Ситуация с транспортом все более осложнялась из-за тяжелых воздушных налетов на железнодорожные пути и порты, что серьезно угрожало снабжению 10-й армии и затрудняло строительство складов горючего для люфтваффе.

25 июля после бурного заседания Большого фашистского совета Муссолини был смещен королем и арестован. Король назначил маршала Бадольо главой правительства и снова принял на себя Верховное командование вооруженными силами. Амброзио и Роатта остались на своих постах, а на флоте и в военно-воздушных силах были назначены новые руководители. Всего за несколько часов фашизм исчез, как призрак. Прокламации, изданные королем и Бадольо, объявляли, что война будет продолжена, но Гитлер в это не поверил. Он был убежден с самого начала, что Виктор Эммануил лишь пытается выиграть время и завершит войну как можно быстрее. Более того, его тщеславие было глубоко задето способом устранения Муссолини и бесславным концом авторитарной системы, похожей на ту, что он ввел в Германии. Ярость его была беспредельна, и вначале он планировал взять короля и правительство в плен с помощью германских войск и освободить Муссолини. Для этой цели он доставил по воздуху дивизию парашютных войск с юга Франции в район Рима, куда они прибыли к полному изумлению фельдмаршала Кессельринга. Далее, не посоветовавшись с Верховным командованием Италии, он приказал восьми германским дивизиям с юга Франции, из Тироля и Каринтии войти в Верхнюю Италию; это движение началось уже в конце июля. Таким образом он обезопасил долину реки По и самые важные железнодорожные линии Северной Италии. Эти войска не были поставлены под командование Кессельринга, но под командование фельдмаршала Роммеля, некоторое время пребывавшего в Мюнхене в качестве главнокомандующего группой армий «Б».

С падением Муссолини наступила последняя фаза итало-германского партнерства.
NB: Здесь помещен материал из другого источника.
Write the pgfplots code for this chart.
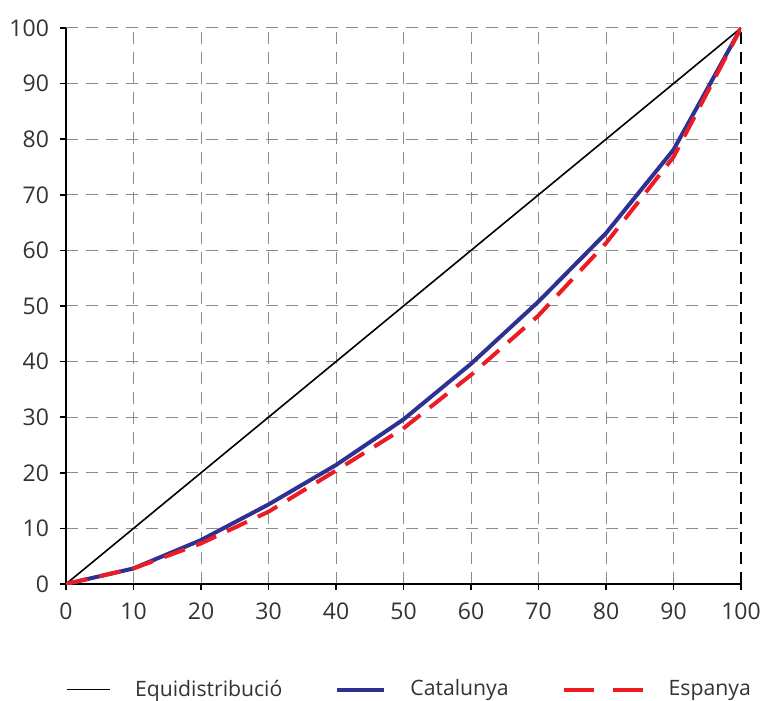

Это было удручающее время для обеих сторон. Вероятно, булавочные уколы Гитлера подтверждали намерения итальянского правительства как можно быстрее порвать с немцами. Фельдмаршал Кессельринг при поддержке генерала фон Ринтелена сделал все, что было в его власти, чтобы сохранить отношения с итальянцами неизменными. В результате этого они оба навлекли на себя подозрение Гитлера в «слабости», «италофильстве». Впрочем, именно их сообразительность помешала Гитлеру осуществить свой план и взять Рим силой. Поступив так, они сослужили хорошую службу для репутации Германии.

Бадольо попросил Гитлера встретиться с ним на совещании в Северной Италии, в котором должен был принять участие король. Гитлер ответил, что не видит необходимости в такой встрече, потому что он недавно провел длительное совещание и обсудил все с Муссолини. Главная причина его отказа заключалась в том, что он подозревал, что они хотят заманить его в Италию с тем, чтобы взять в плен.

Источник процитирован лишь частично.